──────── Provided material

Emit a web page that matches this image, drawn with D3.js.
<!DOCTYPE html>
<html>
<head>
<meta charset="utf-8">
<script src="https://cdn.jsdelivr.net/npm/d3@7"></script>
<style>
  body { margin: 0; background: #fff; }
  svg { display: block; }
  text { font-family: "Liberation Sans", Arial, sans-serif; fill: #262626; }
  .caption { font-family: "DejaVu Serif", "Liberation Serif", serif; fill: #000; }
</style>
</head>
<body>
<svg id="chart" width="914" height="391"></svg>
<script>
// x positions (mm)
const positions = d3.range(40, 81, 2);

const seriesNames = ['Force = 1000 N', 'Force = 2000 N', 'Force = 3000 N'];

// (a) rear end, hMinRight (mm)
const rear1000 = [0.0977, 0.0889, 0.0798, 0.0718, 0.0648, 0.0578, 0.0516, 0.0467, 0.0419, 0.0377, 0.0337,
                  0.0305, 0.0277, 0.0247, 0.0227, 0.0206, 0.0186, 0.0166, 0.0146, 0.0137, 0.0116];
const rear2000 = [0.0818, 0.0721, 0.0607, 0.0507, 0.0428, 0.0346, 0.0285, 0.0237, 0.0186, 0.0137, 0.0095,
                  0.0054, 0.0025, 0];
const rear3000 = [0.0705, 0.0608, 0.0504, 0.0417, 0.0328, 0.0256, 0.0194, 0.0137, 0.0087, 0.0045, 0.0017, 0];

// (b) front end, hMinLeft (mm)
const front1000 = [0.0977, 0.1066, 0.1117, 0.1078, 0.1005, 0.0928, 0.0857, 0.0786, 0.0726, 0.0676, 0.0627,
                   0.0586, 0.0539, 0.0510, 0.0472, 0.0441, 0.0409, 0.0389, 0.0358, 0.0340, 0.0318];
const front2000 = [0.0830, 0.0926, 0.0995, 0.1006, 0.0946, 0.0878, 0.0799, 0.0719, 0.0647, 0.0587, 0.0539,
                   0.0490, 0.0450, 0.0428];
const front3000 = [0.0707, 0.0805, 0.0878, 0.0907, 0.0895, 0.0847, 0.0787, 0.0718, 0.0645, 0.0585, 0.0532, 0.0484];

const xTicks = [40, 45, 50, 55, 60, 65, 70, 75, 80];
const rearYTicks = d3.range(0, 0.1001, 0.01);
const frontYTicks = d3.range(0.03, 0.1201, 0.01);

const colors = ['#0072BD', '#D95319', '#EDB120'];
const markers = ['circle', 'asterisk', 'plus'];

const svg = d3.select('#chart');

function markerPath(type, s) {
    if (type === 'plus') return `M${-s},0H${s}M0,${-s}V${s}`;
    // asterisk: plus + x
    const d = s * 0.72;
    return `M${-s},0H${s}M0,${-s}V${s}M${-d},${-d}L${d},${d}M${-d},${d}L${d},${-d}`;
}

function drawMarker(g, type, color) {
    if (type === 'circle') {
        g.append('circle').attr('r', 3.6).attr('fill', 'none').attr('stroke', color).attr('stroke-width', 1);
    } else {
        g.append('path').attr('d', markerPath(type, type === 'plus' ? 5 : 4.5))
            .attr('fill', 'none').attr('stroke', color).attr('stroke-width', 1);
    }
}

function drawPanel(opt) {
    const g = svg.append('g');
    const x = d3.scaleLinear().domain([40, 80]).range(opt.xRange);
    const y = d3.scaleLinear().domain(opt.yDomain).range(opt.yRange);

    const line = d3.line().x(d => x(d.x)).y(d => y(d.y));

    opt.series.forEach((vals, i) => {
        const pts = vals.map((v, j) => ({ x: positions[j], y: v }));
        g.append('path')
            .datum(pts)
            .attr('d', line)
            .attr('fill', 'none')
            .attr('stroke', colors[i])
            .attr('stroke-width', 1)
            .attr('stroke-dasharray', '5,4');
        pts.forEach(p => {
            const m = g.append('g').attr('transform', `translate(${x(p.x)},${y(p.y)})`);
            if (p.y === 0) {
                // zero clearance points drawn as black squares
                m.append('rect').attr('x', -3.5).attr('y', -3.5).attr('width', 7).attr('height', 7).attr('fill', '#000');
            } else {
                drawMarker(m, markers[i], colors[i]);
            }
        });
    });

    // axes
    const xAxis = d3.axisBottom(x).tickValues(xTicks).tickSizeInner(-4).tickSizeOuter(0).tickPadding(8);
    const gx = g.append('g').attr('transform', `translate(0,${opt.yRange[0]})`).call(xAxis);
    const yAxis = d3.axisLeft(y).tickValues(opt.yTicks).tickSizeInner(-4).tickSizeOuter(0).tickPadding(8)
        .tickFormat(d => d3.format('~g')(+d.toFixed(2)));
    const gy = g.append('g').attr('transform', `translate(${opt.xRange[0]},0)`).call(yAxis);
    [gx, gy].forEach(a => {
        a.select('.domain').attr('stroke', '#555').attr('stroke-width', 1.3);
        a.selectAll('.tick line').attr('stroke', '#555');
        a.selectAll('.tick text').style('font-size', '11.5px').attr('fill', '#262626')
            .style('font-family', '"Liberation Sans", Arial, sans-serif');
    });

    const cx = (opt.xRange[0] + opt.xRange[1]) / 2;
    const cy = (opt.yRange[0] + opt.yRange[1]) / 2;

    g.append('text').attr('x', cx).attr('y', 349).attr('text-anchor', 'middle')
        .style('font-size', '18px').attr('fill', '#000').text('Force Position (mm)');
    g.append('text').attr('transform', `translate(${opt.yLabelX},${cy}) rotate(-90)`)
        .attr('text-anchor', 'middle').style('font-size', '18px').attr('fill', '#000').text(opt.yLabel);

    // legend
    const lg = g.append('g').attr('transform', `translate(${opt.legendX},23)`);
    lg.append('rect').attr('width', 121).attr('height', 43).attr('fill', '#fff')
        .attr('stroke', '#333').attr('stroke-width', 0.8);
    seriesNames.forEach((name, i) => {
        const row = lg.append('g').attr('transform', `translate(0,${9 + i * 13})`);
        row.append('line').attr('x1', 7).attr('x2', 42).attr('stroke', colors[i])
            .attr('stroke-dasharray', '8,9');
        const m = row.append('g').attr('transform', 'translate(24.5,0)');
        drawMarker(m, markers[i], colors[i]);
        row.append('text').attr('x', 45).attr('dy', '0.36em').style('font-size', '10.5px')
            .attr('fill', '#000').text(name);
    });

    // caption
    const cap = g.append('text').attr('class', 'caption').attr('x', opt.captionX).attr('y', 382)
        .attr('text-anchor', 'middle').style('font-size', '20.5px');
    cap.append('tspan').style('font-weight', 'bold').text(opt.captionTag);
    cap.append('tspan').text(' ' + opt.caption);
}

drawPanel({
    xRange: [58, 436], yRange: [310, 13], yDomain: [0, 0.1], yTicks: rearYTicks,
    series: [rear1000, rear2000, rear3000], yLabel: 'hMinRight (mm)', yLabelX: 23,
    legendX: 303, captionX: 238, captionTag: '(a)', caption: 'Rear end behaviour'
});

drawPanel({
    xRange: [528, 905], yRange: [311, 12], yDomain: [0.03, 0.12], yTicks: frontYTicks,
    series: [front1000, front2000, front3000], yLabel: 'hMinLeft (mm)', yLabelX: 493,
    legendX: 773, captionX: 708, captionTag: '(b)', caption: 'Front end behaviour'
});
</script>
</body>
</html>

────────────────

• **Set problem**: From the preceding material, extract every line exactly.

• **Solved problem**:
Emit a web page that matches this image, drawn with D3.js.
<!DOCTYPE html>
<html>
<head>
<meta charset="utf-8">
<script src="https://cdn.jsdelivr.net/npm/d3@7"></script>
<style>
  body { margin: 0; background: #fff; }
  svg { display: block; }
  text { font-family: "Liberation Sans", Arial, sans-serif; fill: #262626; }
  .caption { font-family: "DejaVu Serif", "Liberation Serif", serif; fill: #000; }
</style>
</head>
<body>
<svg id="chart" width="914" height="391"></svg>
<script>
// x positions (mm)
const positions = d3.range(40, 81, 2);

const seriesNames = ['Force = 1000 N', 'Force = 2000 N', 'Force = 3000 N'];

// (a) rear end, hMinRight (mm)
const rear1000 = [0.0977, 0.0889, 0.0798, 0.0718, 0.0648, 0.0578, 0.0516, 0.0467, 0.0419, 0.0377, 0.0337,
                  0.0305, 0.0277, 0.0247, 0.0227, 0.0206, 0.0186, 0.0166, 0.0146, 0.0137, 0.0116];
const rear2000 = [0.0818, 0.0721, 0.0607, 0.0507, 0.0428, 0.0346, 0.0285, 0.0237, 0.0186, 0.0137, 0.0095,
                  0.0054, 0.0025, 0];
const rear3000 = [0.0705, 0.0608, 0.0504, 0.0417, 0.0328, 0.0256, 0.0194, 0.0137, 0.0087, 0.0045, 0.0017, 0];

// (b) front end, hMinLeft (mm)
const front1000 = [0.0977, 0.1066, 0.1117, 0.1078, 0.1005, 0.0928, 0.0857, 0.0786, 0.0726, 0.0676, 0.0627,
                   0.0586, 0.0539, 0.0510, 0.0472, 0.0441, 0.0409, 0.0389, 0.0358, 0.0340, 0.0318];
const front2000 = [0.0830, 0.0926, 0.0995, 0.1006, 0.0946, 0.0878, 0.0799, 0.0719, 0.0647, 0.0587, 0.0539,
                   0.0490, 0.0450, 0.0428];
const front3000 = [0.0707, 0.0805, 0.0878, 0.0907, 0.0895, 0.0847, 0.0787, 0.0718, 0.0645, 0.0585, 0.0532, 0.0484];

const xTicks = [40, 45, 50, 55, 60, 65, 70, 75, 80];
const rearYTicks = d3.range(0, 0.1001, 0.01);
const frontYTicks = d3.range(0.03, 0.1201, 0.01);

const colors = ['#0072BD', '#D95319', '#EDB120'];
const markers = ['circle', 'asterisk', 'plus'];

const svg = d3.select('#chart');

function markerPath(type, s) {
    if (type === 'plus') return `M${-s},0H${s}M0,${-s}V${s}`;
    // asterisk: plus + x
    const d = s * 0.72;
    return `M${-s},0H${s}M0,${-s}V${s}M${-d},${-d}L${d},${d}M${-d},${d}L${d},${-d}`;
}

function drawMarker(g, type, color) {
    if (type === 'circle') {
        g.append('circle').attr('r', 3.6).attr('fill', 'none').attr('stroke', color).attr('stroke-width', 1);
    } else {
        g.append('path').attr('d', markerPath(type, type === 'plus' ? 5 : 4.5))
            .attr('fill', 'none').attr('stroke', color).attr('stroke-width', 1);
    }
}

function drawPanel(opt) {
    const g = svg.append('g');
    const x = d3.scaleLinear().domain([40, 80]).range(opt.xRange);
    const y = d3.scaleLinear().domain(opt.yDomain).range(opt.yRange);

    const line = d3.line().x(d => x(d.x)).y(d => y(d.y));

    opt.series.forEach((vals, i) => {
        const pts = vals.map((v, j) => ({ x: positions[j], y: v }));
        g.append('path')
            .datum(pts)
            .attr('d', line)
            .attr('fill', 'none')
            .attr('stroke', colors[i])
            .attr('stroke-width', 1)
            .attr('stroke-dasharray', '5,4');
        pts.forEach(p => {
            const m = g.append('g').attr('transform', `translate(${x(p.x)},${y(p.y)})`);
            if (p.y === 0) {
                // zero clearance points drawn as black squares
                m.append('rect').attr('x', -3.5).attr('y', -3.5).attr('width', 7).attr('height', 7).attr('fill', '#000');
            } else {
                drawMarker(m, markers[i], colors[i]);
            }
        });
    });

    // axes
    const xAxis = d3.axisBottom(x).tickValues(xTicks).tickSizeInner(-4).tickSizeOuter(0).tickPadding(8);
    const gx = g.append('g').attr('transform', `translate(0,${opt.yRange[0]})`).call(xAxis);
    const yAxis = d3.axisLeft(y).tickValues(opt.yTicks).tickSizeInner(-4).tickSizeOuter(0).tickPadding(8)
        .tickFormat(d => d3.format('~g')(+d.toFixed(2)));
    const gy = g.append('g').attr('transform', `translate(${opt.xRange[0]},0)`).call(yAxis);
    [gx, gy].forEach(a => {
        a.select('.domain').attr('stroke', '#555').attr('stroke-width', 1.3);
        a.selectAll('.tick line').attr('stroke', '#555');
        a.selectAll('.tick text').style('font-size', '11.5px').attr('fill', '#262626')
            .style('font-family', '"Liberation Sans", Arial, sans-serif');
    });

    const cx = (opt.xRange[0] + opt.xRange[1]) / 2;
    const cy = (opt.yRange[0] + opt.yRange[1]) / 2;

    g.append('text').attr('x', cx).attr('y', 349).attr('text-anchor', 'middle')
        .style('font-size', '18px').attr('fill', '#000').text('Force Position (mm)');
    g.append('text').attr('transform', `translate(${opt.yLabelX},${cy}) rotate(-90)`)
        .attr('text-anchor', 'middle').style('font-size', '18px').attr('fill', '#000').text(opt.yLabel);

    // legend
    const lg = g.append('g').attr('transform', `translate(${opt.legendX},23)`);
    lg.append('rect').attr('width', 121).attr('height', 43).attr('fill', '#fff')
        .attr('stroke', '#333').attr('stroke-width', 0.8);
    seriesNames.forEach((name, i) => {
        const row = lg.append('g').attr('transform', `translate(0,${9 + i * 13})`);
        row.append('line').attr('x1', 7).attr('x2', 42).attr('stroke', colors[i])
            .attr('stroke-dasharray', '8,9');
        const m = row.append('g').attr('transform', 'translate(24.5,0)');
        drawMarker(m, markers[i], colors[i]);
        row.append('text').attr('x', 45).attr('dy', '0.36em').style('font-size', '10.5px')
            .attr('fill', '#000').text(name);
    });

    // caption
    const cap = g.append('text').attr('class', 'caption').attr('x', opt.captionX).attr('y', 382)
        .attr('text-anchor', 'middle').style('font-size', '20.5px');
    cap.append('tspan').style('font-weight', 'bold').text(opt.captionTag);
    cap.append('tspan').text(' ' + opt.caption);
}

drawPanel({
    xRange: [58, 436], yRange: [310, 13], yDomain: [0, 0.1], yTicks: rearYTicks,
    series: [rear1000, rear2000, rear3000], yLabel: 'hMinRight (mm)', yLabelX: 23,
    legendX: 303, captionX: 238, captionTag: '(a)', caption: 'Rear end behaviour'
});

drawPanel({
    xRange: [528, 905], yRange: [311, 12], yDomain: [0.03, 0.12], yTicks: frontYTicks,
    series: [front1000, front2000, front3000], yLabel: 'hMinLeft (mm)', yLabelX: 493,
    legendX: 773, captionX: 708, captionTag: '(b)', caption: 'Front end behaviour'
});
</script>
</body>
</html>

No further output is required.